Gaah! You just keep making it worse . . .
John Tebbetts replied [in last month's Letters] with a somewhat lengthy explanation about why your actions [described in a May 16 'Lectronic] when sailing may have been wrong. And you replied: "It's a busy Bay and the 'tonnage rule' suggests we defer to ships and ship captains."
There is no tonnage rule.
There are official Navigation Rules, which do indeed govern who gives way and when. It is not a suggestion, nor is it a matter of deference.
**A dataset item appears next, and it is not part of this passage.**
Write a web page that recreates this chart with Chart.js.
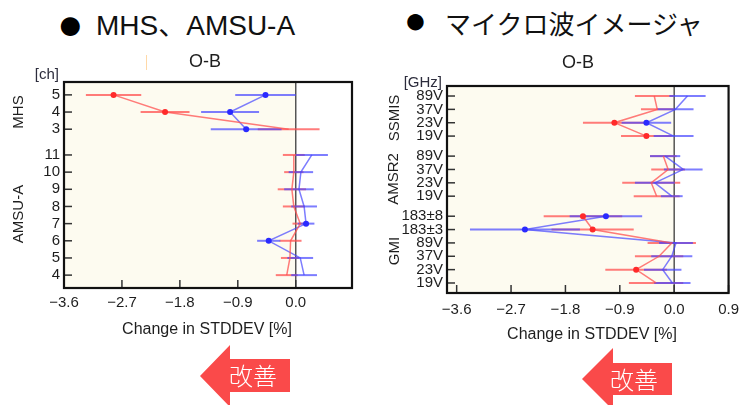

Simply stated, the entire Bay has been designated as restricted waters, meaning large vessels are constrained by their draft and/or restricted in their ability to maneuver. This means if you are in a small sailboat, no matter which direction or tack, you are the give-way vessel and need to keep out of their way.
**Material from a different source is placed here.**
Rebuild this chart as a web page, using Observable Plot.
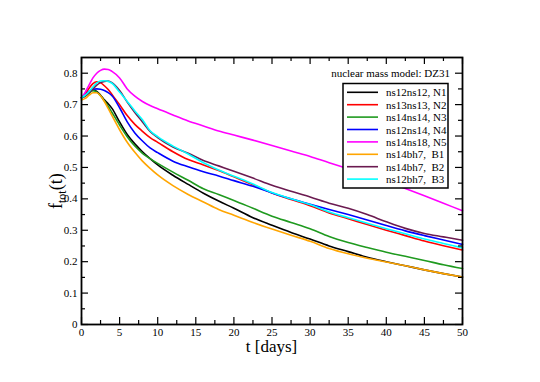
<!DOCTYPE html>
<html>
<head>
<meta charset="utf-8">
<script src="https://cdn.jsdelivr.net/npm/d3@7"></script>
<script src="https://cdn.jsdelivr.net/npm/@observablehq/plot@0.6"></script>
<style>
  html, body { margin: 0; padding: 0; background: #fff; }
  #chart svg { display: block; }
</style>
</head>
<body>
<div id="chart"></div>
<script>
// ---- data ----
const t = [0, 0.5, 1, 1.5, 2, 2.5, 3, 3.5, 4, 5, 6, 7, 8, 9, 10, 12, 14, 16, 18, 20, 22.5, 25, 27.5, 30, 32.5, 35, 37.5, 40, 42.5, 45, 47.5, 50];

const N1 = [0.722, 0.728, 0.738, 0.746, 0.742, 0.730, 0.715, 0.703, 0.688, 0.645, 0.605, 0.575, 0.550, 0.528, 0.508, 0.475, 0.446, 0.418, 0.393, 0.370, 0.340, 0.316, 0.293, 0.272, 0.250, 0.232, 0.214, 0.200, 0.187, 0.174, 0.162, 0.151];
const N2 = [0.722, 0.735, 0.752, 0.767, 0.773, 0.770, 0.760, 0.748, 0.732, 0.700, 0.665, 0.637, 0.615, 0.595, 0.580, 0.550, 0.525, 0.508, 0.490, 0.470, 0.445, 0.419, 0.398, 0.378, 0.355, 0.337, 0.318, 0.300, 0.283, 0.266, 0.251, 0.237];
const N3 = [0.722, 0.728, 0.737, 0.744, 0.740, 0.728, 0.712, 0.695, 0.675, 0.635, 0.598, 0.568, 0.545, 0.528, 0.513, 0.485, 0.459, 0.432, 0.414, 0.395, 0.370, 0.345, 0.325, 0.305, 0.280, 0.261, 0.245, 0.230, 0.217, 0.204, 0.190, 0.178];
const N4 = [0.722, 0.730, 0.742, 0.749, 0.750, 0.749, 0.745, 0.738, 0.728, 0.690, 0.645, 0.610, 0.584, 0.562, 0.547, 0.520, 0.502, 0.486, 0.473, 0.458, 0.440, 0.419, 0.400, 0.383, 0.366, 0.350, 0.333, 0.315, 0.298, 0.283, 0.269, 0.255];
const N5 = [0.722, 0.740, 0.763, 0.785, 0.800, 0.809, 0.813, 0.812, 0.806, 0.785, 0.750, 0.727, 0.710, 0.697, 0.687, 0.667, 0.648, 0.632, 0.616, 0.603, 0.587, 0.570, 0.552, 0.535, 0.515, 0.496, 0.476, 0.455, 0.433, 0.410, 0.386, 0.362];
const B1 = [0.715, 0.720, 0.730, 0.738, 0.738, 0.728, 0.710, 0.688, 0.665, 0.620, 0.580, 0.548, 0.520, 0.497, 0.476, 0.442, 0.414, 0.390, 0.366, 0.348, 0.325, 0.304, 0.284, 0.265, 0.242, 0.225, 0.211, 0.199, 0.187, 0.174, 0.162, 0.151];
const B2 = [0.722, 0.728, 0.738, 0.750, 0.762, 0.770, 0.774, 0.775, 0.770, 0.745, 0.708, 0.675, 0.645, 0.615, 0.595, 0.565, 0.545, 0.522, 0.505, 0.488, 0.466, 0.443, 0.424, 0.406, 0.386, 0.370, 0.350, 0.327, 0.306, 0.290, 0.279, 0.268];
const B3 = [0.722, 0.730, 0.742, 0.756, 0.769, 0.775, 0.776, 0.774, 0.768, 0.740, 0.710, 0.680, 0.652, 0.617, 0.598, 0.568, 0.543, 0.515, 0.492, 0.472, 0.447, 0.420, 0.400, 0.382, 0.358, 0.340, 0.322, 0.305, 0.289, 0.272, 0.258, 0.244];

const seriesNames = ["ns12ns12, N1", "ns13ns13, N2", "ns14ns14, N3", "ns12ns14, N4", "ns14ns18, N5", "ns14bh7,  B1", "ns14bh7,  B2", "ns12bh7,  B3"];
const seriesValues = [N1, N2, N3, N4, N5, B1, B2, B3];
const seriesColors = ["#000000", "#ff0000", "#1f9a1f", "#0000ff", "#ff00ff", "#ffa500", "#6b1a50", "#00ffff"];

const xMajor = [0, 5, 10, 15, 20, 25, 30, 35, 40, 45, 50];
const xMinor = [2.5, 7.5, 12.5, 17.5, 22.5, 27.5, 32.5, 37.5, 42.5, 47.5];
const yMajor = [0, 0.1, 0.2, 0.3, 0.4, 0.5, 0.6, 0.7, 0.8];
const yMinor = [0.05, 0.15, 0.25, 0.35, 0.45, 0.55, 0.65, 0.75];

const annotation = "nuclear mass model: DZ31";
const xLabel = "t [days]";

// ---- build table ----
const rows = [];
seriesValues.forEach((vals, i) => {
  vals.forEach((v, j) => rows.push({series: seriesNames[i], t: t[j], v}));
});

const W = 540, H = 382;
const mL = 81, mR = 78, mT = 57, mB = 58;
const plotW = W - mL - mR, plotH = H - mT - mB;
const font = "'Liberation Serif', 'DejaVu Serif', serif";

const lineMarks = seriesNames.map((name, i) =>
  Plot.line(rows.filter(r => r.series === name), {
    x: "t", y: "v", stroke: seriesColors[i], strokeWidth: 1.6, curve: "monotone-x"
  })
);

const chart = Plot.plot({
  width: W, height: H,
  marginLeft: mL, marginRight: mR, marginTop: mT, marginBottom: mB,
  style: {fontFamily: font, fontSize: "11px", background: "#fff", color: "#000"},
  x: {domain: [0, 50]},
  y: {domain: [0, 0.85]},
  marks: [
    ...lineMarks,
    // inward ticks on all four sides
    Plot.tickX(xMajor, {x: d => d, insetTop: plotH - 7, stroke: "#000", strokeWidth: 1.2}),
    Plot.tickX(xMinor, {x: d => d, insetTop: plotH - 4, stroke: "#000", strokeWidth: 1.2}),
    Plot.tickX(xMajor, {x: d => d, insetBottom: plotH - 7, stroke: "#000", strokeWidth: 1.2}),
    Plot.tickX(xMinor, {x: d => d, insetBottom: plotH - 4, stroke: "#000", strokeWidth: 1.2}),
    Plot.tickY(yMajor, {y: d => d, insetRight: plotW - 7, stroke: "#000", strokeWidth: 1.2}),
    Plot.tickY(yMinor, {y: d => d, insetRight: plotW - 4, stroke: "#000", strokeWidth: 1.2}),
    Plot.tickY(yMajor, {y: d => d, insetLeft: plotW - 7, stroke: "#000", strokeWidth: 1.2}),
    Plot.tickY(yMinor, {y: d => d, insetLeft: plotW - 4, stroke: "#000", strokeWidth: 1.2}),
    Plot.axisX(xMajor, {tickSize: 0, tickPadding: 4, label: null, fontSize: 11}),
    Plot.axisY(yMajor, {tickSize: 0, tickPadding: 4, label: null, fontSize: 11,
      tickFormat: d => d === 0 ? "0" : d.toFixed(1)}),
    Plot.frame({stroke: "#000", strokeWidth: 1.8})
  ]
});

document.getElementById("chart").appendChild(chart);

// ---- texts, labels and legend ----
const svg = d3.select(chart);

// annotation
svg.append("text")
  .attr("x", 450).attr("y", 77)
  .attr("text-anchor", "end")
  .attr("font-family", font).attr("font-size", 11)
  .attr("fill", "#000")
  .text(annotation);

// x label
svg.append("text")
  .attr("x", (mL + W - mR) / 2).attr("y", 352)
  .attr("text-anchor", "middle")
  .attr("font-family", font).attr("font-size", 17)
  .attr("fill", "#000")
  .text(xLabel);

// y label with subscript
const yl = svg.append("text")
  .attr("transform", `translate(62,209) rotate(-90)`)
  .attr("text-anchor", "start")
  .attr("font-family", font).attr("font-size", 18)
  .attr("fill", "#000");
yl.append("tspan").attr("text-anchor", "start").text("f");
yl.append("tspan").attr("text-anchor", "start").attr("font-size", 12).attr("dy", 4).text("tot");
yl.append("tspan").attr("text-anchor", "start").attr("dy", -4).text("(t)");

// legend
const lg = svg.append("g").attr("text-anchor", "start");
lg.append("rect")
  .attr("x", 343).attr("y", 83.5).attr("width", 105).attr("height", 104.5)
  .attr("fill", "#fff").attr("stroke", "#000").attr("stroke-width", 1.5);
seriesNames.forEach((name, i) => {
  const yy = 92.3 + i * 12.4;
  lg.append("line")
    .attr("x1", 347).attr("x2", 378).attr("y1", yy).attr("y2", yy)
    .attr("stroke", seriesColors[i]).attr("stroke-width", 1.6);
  lg.append("text")
    .attr("x", 386).attr("y", yy + 4)
    .attr("text-anchor", "start")
    .attr("font-family", font).attr("font-size", 11)
    .attr("fill", "#000")
    .attr("xml:space", "preserve")
    .style("white-space", "pre")
    .text(name);
});
</script>
</body>
</html>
If you sail by the mythical tonnage rule, and think "He's bigger than me, I better get out of the way," you may actually be making things worse. If you are in fact the stand-on vessel in a crossing situation, it is your responsibility to maintain your course and speed. If the bigger guy is supposed to avoid you, and you drive a course like wet spaghetti, you may end up causing the collision!
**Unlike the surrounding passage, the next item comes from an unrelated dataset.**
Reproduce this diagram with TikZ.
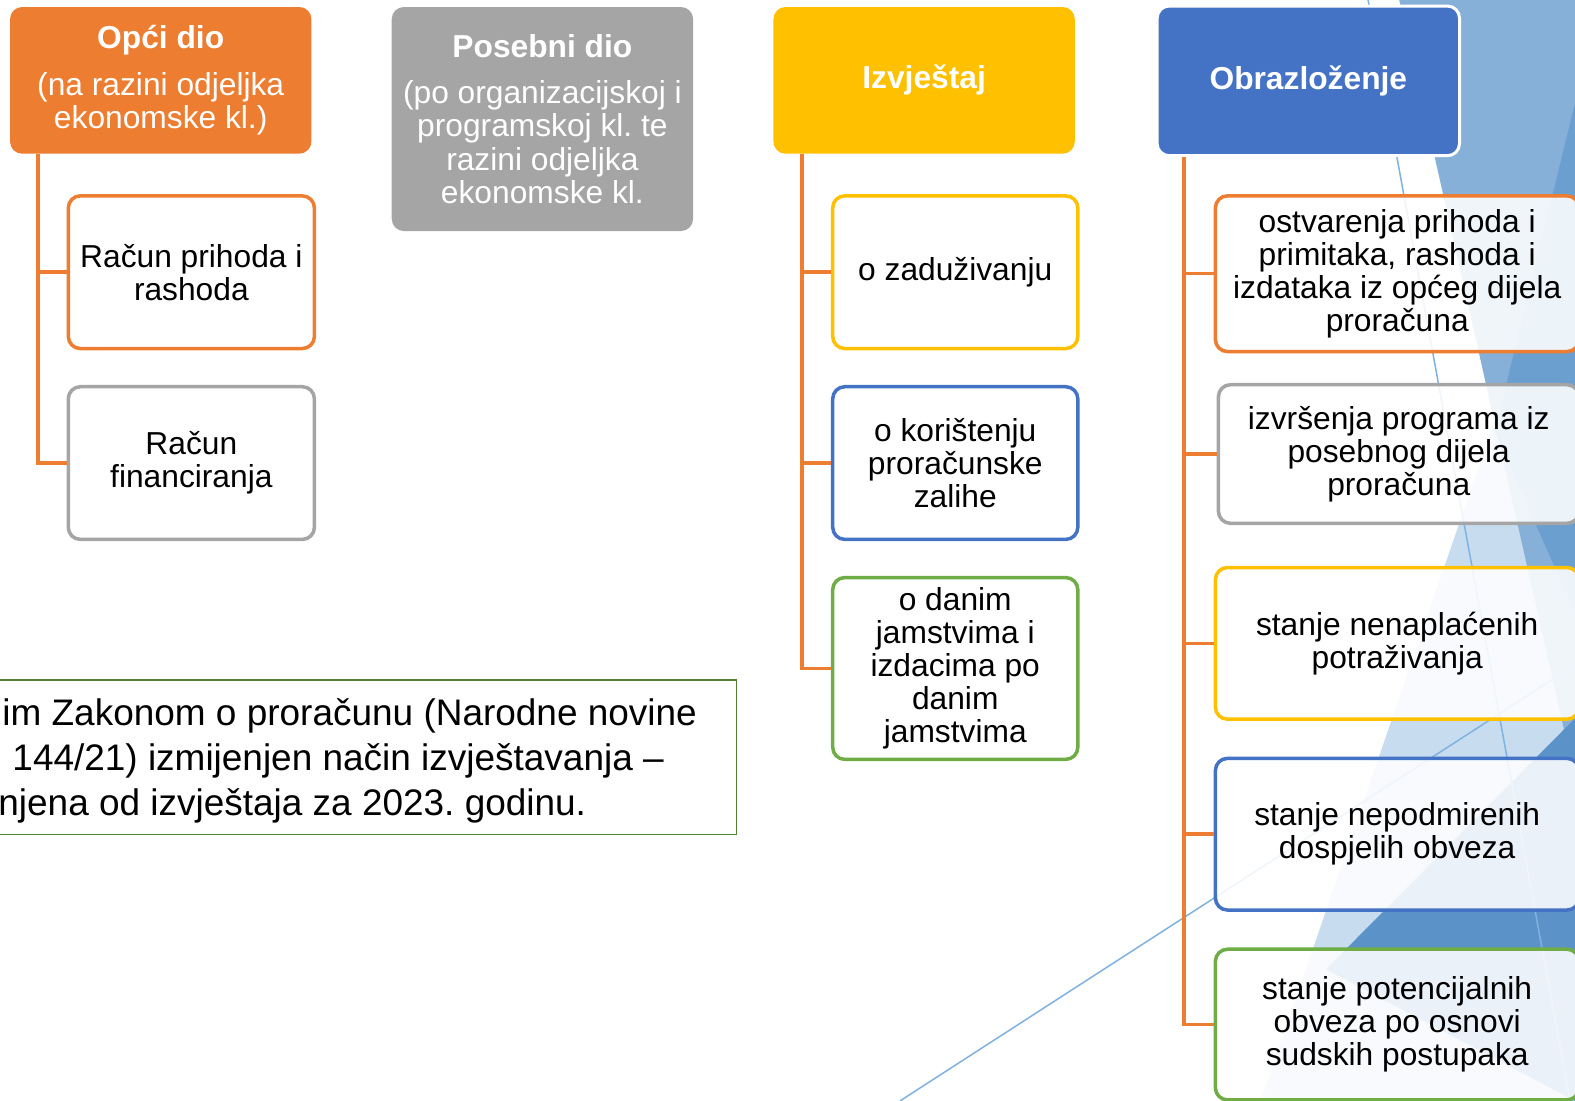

I'm currently driving a superyacht in congested waters, but am not restricted by my draft or ability to maneuver, so often find myself avoiding Lasers, J/24s, and scores of other small sailboats.
I would encourage you to read the Navigation Rules book, which is probably already on your boat. Or you can click around a well laid-out, hyperlinked version posted by the Coast Guard here:
Rant over.

David Kory
Ambassador, Beneteau 51.5

David — Good to hear from you. You are correct that we went ahead and muddied the waters again by suggesting there was an actual 'tonnage rule' when , as you point out, no such rule exists. We were again playing it a little loose with the language. Driving on the right in England under the 'American Tourist Rule' could be a lighthearted comment with disastrous results.
All sailors' knowing and following the Rules of the Road will maximize the fun, and minimize the stress and danger. Thanks for the clarification, and hope to see you soon.